Perhaps I am biased because, most of my experience with plasma chambers has been involved in physical presence in laboratory settings.

>> I did my masters in Tokamak simulation

I think "simulation" is the key difference between what you did and those who are doing real laboratory work. Tesla lamented that too much in theoretical mathematics was being done in place of lab work.

I am honestly very disappointed that the essential characteristics between a Safire type 2 chamber and a Farnsworth Fusor are so clear to me, yet someone who has a "masters" (implies master degree) seems to struggle to spot the differences quickly.

The guys from the LLNL team were keen on immediately recognizing the differences, so no need to lose faith in humanity or anything here, but still, do they just give out masters degrees like candy now..

> Tesla lamented that too much in theoretical mathematics was being done in place of lab work.

This just shows that you have no idea what you're talking about. Not only does Tesla predate the whole field of computational physics, but computational physics is distinct from both theoretical mathematics and lab work.

And I asked a simple question-- how is a SAFIRE constructed or operated? Still no answer!

> raw video footage, of what happened when a small tungsten rod was exposed to plasma

Just FYI. You're not effectively refuting the pseudoscience claim with this.

So you don't dispute that the Safire type 2 plasma chamber has a sustained plasma fusion reaction that causes the tungsten rod to rapidly decay, got it.

Here's a hint if you need it spelled out for you: nobody gives a shit if you think this is "science" or "pseudoscience".

Nah, this forum does and you're going to be severely punted for propagating it.
The Safire plasma team presented their findings. They did an experiment involving plasma, they found that a tungsten rod evaporated in front of their eyes. This is the most literal embodiment of the scientific method there possibly could be.

The Safire plasma team doesn't even announce "weRe doinG ScIeNCe", all they are doing is presenting "here's what we did, here's what we found".

If you believe what they did "isn't science", then what you believe is not "they didn't follow the scientific method", what you believe is they did not do Scienceā„¢ which amounts to orthodoxy ie religion.

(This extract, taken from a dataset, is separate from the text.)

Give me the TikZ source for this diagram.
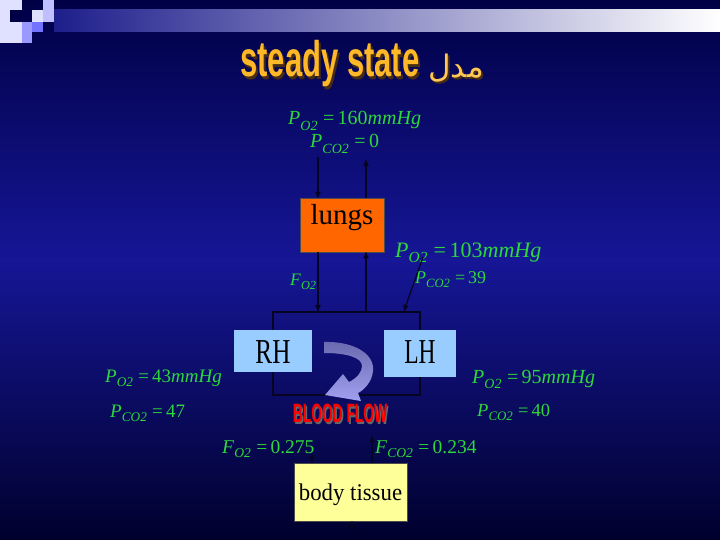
\documentclass[tikz,border=0pt]{standalone}
\usepackage{fontspec}
\setmainfont{Liberation Serif}
\newfontfamily\titlefont{Liberation Sans}
\newfontfamily\arabicfont[Script=Arabic]{DejaVu Sans}
\TeXXeTstate=1
\usetikzlibrary{arrows, positioning, calc}

\definecolor{bgtop}{RGB}{0,0,70}
\definecolor{bgmid}{RGB}{22,22,150}
\definecolor{bgbot}{RGB}{0,0,45}
\definecolor{bandblue}{RGB}{30,30,140}
\definecolor{labelgreen}{RGB}{45,215,60}
\definecolor{linkdark}{RGB}{5,5,35}
\definecolor{lungorange}{RGB}{255,102,0}
\definecolor{heartblue}{RGB}{153,204,255}
\definecolor{tissueyellow}{RGB}{255,255,153}
\definecolor{titleorange}{RGB}{255,185,40}
\definecolor{titleshadow}{RGB}{70,45,20}
\definecolor{flowlav}{RGB}{160,160,240}
\definecolor{flowdark}{RGB}{105,105,175}

\newcommand{\gas}[2]{\textit{#1}\raisebox{-0.55ex}{\scalebox{0.7}{\textit{#2}}}}
\newcommand{\dropshadow}[4]{\makebox[0pt][l]{\kern#1\raisebox{-#2}{\color{#3}#4}}#4}

\begin{document}
\begin{tikzpicture}[x=1pt, y=-1pt]
\tikzset{
>=stealth',
  gaslabel/.style={
    text=labelgreen,
    inner sep=0pt,
    anchor=base west,
    font=\fontsize{#1}{#1}\selectfont},
  gaslabel/.default=20,
  organ/.style={
    rectangle,
    fill=#1,
    draw=black!70,
    inner sep=0pt,
    text=black,
    text depth=0pt},
  heartframe/.style={
    rectangle,
    draw=linkdark, line width=2pt,
    minimum width=147, minimum height=83},
  titletext/.style={
    anchor=base, inner sep=0pt,
    font=\titlefont\bfseries\fontsize{50}{50}\selectfont},
  flowtext/.style={
    anchor=base, inner sep=0pt,
    font=\titlefont\bfseries\fontsize{26.5}{26.5}\selectfont},
  link/.style={->, line width=1.2pt, draw=linkdark},
}
\useasboundingbox (0,0) rectangle (720,540);

% slide background
\shade[top color=bgtop, bottom color=bgmid] (0,0) rectangle (720,260);
\shade[top color=bgmid, bottom color=bgbot] (0,260) rectangle (720,540);
\shade[left color=bandblue, right color=white] (54,10) rectangle (720,32);
\fill[white!88!blue] (0,0) rectangle (22,43);
\fill[bgtop] (10,10) rectangle (22,22);
\fill[white!75!blue] (43,0) rectangle (54,22);
\fill[white!88!blue] (32,10) rectangle (43,22);
\fill[white!60!blue] (22,22) rectangle (32,32);
\fill[white!45!blue] (32,22) rectangle (43,32);
\fill[white!60!blue] (22,32) rectangle (32,43);

% title
\node[titletext, text=titleorange] (title) at (330,77)
  {\dropshadow{2pt}{3pt}{titleshadow}{\scalebox{0.62}[1]{steady state}}};
\node[anchor=base, inner sep=0pt, text=titleorange!80!white, font=\fontsize{31}{31}\selectfont] (titlear) at (456,78)
  {\dropshadow{2pt}{2pt}{titleshadow}{\arabicfont\beginR مدل\endR}};

% organs
\node[organ=lungorange, minimum width=84, minimum height=54, text height=8, text depth=8,
  font=\fontsize{29}{29}\selectfont] (lungs) at (342,225) {lungs};
\node[heartframe] (heart) at (346.5,353.5) {};
\node[organ=heartblue, draw=none, minimum width=78, minimum height=42, text height=24,
  font=\fontsize{35}{35}\selectfont] (rh) at (273,351) {\scalebox{0.72}[1]{RH}};
\node[organ=heartblue, draw=none, minimum width=72, minimum height=47, text height=19,
  font=\fontsize{35}{35}\selectfont] (lh) at (420,353.5) {\scalebox{0.67}[1]{LH}};
\node[organ=tissueyellow, minimum width=113, minimum height=58, text height=16,
  font=\fontsize{24}{24}\selectfont] (tissue) at (350.5,492) {\scalebox{0.95}[1]{body tissue}};

% blood flow arrow
\shade[top color=flowdark, bottom color=flowlav]
  (324,342) .. controls (352,341) and (375,353) .. (373,371)
  .. controls (372,382) and (364,390) .. (358,393)
  -- (361,401) -- (325,395) -- (343,374) -- (349,382)
  .. controls (357,378) and (362,372) .. (362,366)
  .. controls (362,358) and (348,353) .. (324,353) -- cycle;
\node[flowtext, text=red] (flow) at (340,422)
  {\dropshadow{1.5pt}{2pt}{black!60}{\scalebox{0.52}[1]{BLOOD FLOW}}};

% gas values
\node[gaslabel] (po2air) at (288,125) {\gas{P}{O2}\;=\,160\textit{mmHg}};
\node[gaslabel] (pco2air) at (310,148) {\gas{P}{CO2}\;=\,0};
\node[gaslabel=22] (po2alv) at (395,257) {\gas{P}{O2}\;=\,103\textit{mmHg}};
\node[gaslabel=18] (pco2alv) at (415,283) {\gas{P}{CO2}\;=\,39};
\node[gaslabel=17.5] (fo2lung) at (290,285) {\gas{F}{O2}};
\node[gaslabel=19] (po2ven) at (105,382) {\gas{P}{O2}\;=\,43\textit{mmHg}};
\node[gaslabel=19] (pco2ven) at (110,417) {\gas{P}{CO2}\;=\,47};
\node[gaslabel] (po2art) at (472,383) {\gas{P}{O2}\;=\,95\textit{mmHg}};
\node[gaslabel=18.5] (pco2art) at (477,416) {\gas{P}{CO2}\;=\,40};
\node[gaslabel=19.5] (fo2tis) at (222,453) {\gas{F}{O2}\;=\,0.275};
\node[gaslabel=19.5] (fco2tis) at (375,453) {\gas{F}{CO2}\;=\,0.234};

% connectors
\coordinate (airin) at (318,157);
\coordinate (airout) at (366,160);
\draw[link] (airin) -- (airin |- lungs.north);
\draw[link] (lungs.north -| airout) -- (airout);
\draw[link] (lungs.south -| airin) -- (airin |- heart.north);
\draw[link] (heart.north -| airout) -- (airout |- lungs.south);
\coordinate (alvtip) at (423,257);
\draw[link] (alvtip) -- ($(heart.north east)+(-17,0)$);

\coordinate (o2down) at (312,455);
\coordinate (co2up) at (372,436);
\draw[link] (o2down) -- (o2down |- tissue.north);
\draw[link] (co2up |- tissue.north) -- (co2up);
\coordinate (tisbase) at (352,530);
\draw[link] (tisbase) -- (tisbase |- tissue.south);

\end{tikzpicture}
\end{document}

As far as I have seen from the Safire plasma team, they run experiments and share their findings, then make hypothesis and run more experiments and share more findings. I have watched them do this consistently over several years.

If you want to argue that they aren't doing the "scientific method" when you aren't even familiar with their years of work, you are very stupid and may God have mercy on your soul.

Bullshit video is bullshit video. But you do you.
You are unable to refute the sustained plasma fusion reaction. You are unable to refute the rapid decay of the tungsten rod. You don't even comprehend what it is you think you are trying to argue against. I am astonished that someone could be so pathetic.

>> itS buLlSHiT

amounts to autistic reee'ing

ITER has the same problem as the NIF, had they been designed a few years later it could be a fraction of the size and cost due to improvements in technology

But since ITER was designed decades ago, we're stuck with a massive, expensive, outdated beast that's taken so long to build it will likely end up being lapped by other projects.

At least NIF has something to show for it. ITER feels like building the Vasa.

ITER never made sense at all, even without improvements in fusion technology.

And the improvements have not made tokamaks sensible. Even higher field magnets don't rescue the tokamak concept from practical irrelevancy.

And yet ITER is the only serious attempt at fusion research for power generation.

NIF is a nuclear weapons research program, as are all other (non-scam) ICF designs. Other MCF designs are either more-or-less legal scams (such as the MIT-derived startup claiming to build a working fusion power plant by the end of next or year or so), or woefully under funded.

> And yet ITER is the only serious attempt at fusion research for power generation.

I disagree, in two ways.

First, ITER is itself not a serious attempt at a fusion research program, although there is great pretense that it is. There is no plausible route from ITER to a practical reactor, even if it achieves every one of its goals.

Second, there are other attempts that are, IMO, much more promising. Helion and Zap are the two that come to mind.

There is a plausible route from a successful ITER to a practical reactor, the DEMO project. In principle, if ITER achieves its goals with its current technology, simply replacing the magnets with more modern ones would probably be enough to produce enough energy for a fusion plant.

The designs for actually capturing that energy, and for replenishing tritium, are a bigger hurdle, but there are plausible technical solutions.

Helion in contrast seems entirely a scam, promising and failing to deliver results year after year. Zap energy seems to at least not make false timeline promises, but it is trying out a much less proven concept in a direct commercial venture - not a promising way to do novel research.

Note that I am very skeptical that fusion power is a plausible economic approach to power generation, and do personally believe that all known approaches will fail to deliver a power plant that is economically viable. The amount of power that is plausible with all current approaches seems far too low to justify the immense engineering costs, and the benefit of abundant fuel is just not that impressive when you have solar and wind as alternatives.

DEMO has no chance of leading to anything practical; the power densities of the concepts are far too low and their sizes/costs far too large.

You yourself admit the economic problem, which is not separate from the notion of practicality.

Yeah, it's somewhat falling for the public relations spin to think NIF's fusion research is meant for power generation. NIF's fusion research is meant to simulate hydrogen bomb detonation physics.

The fact that they take a closer look at interesting power generation possibilities is a fringe-benefit: that's just scientists being thorough, but it's not why it was built. It's a bonus.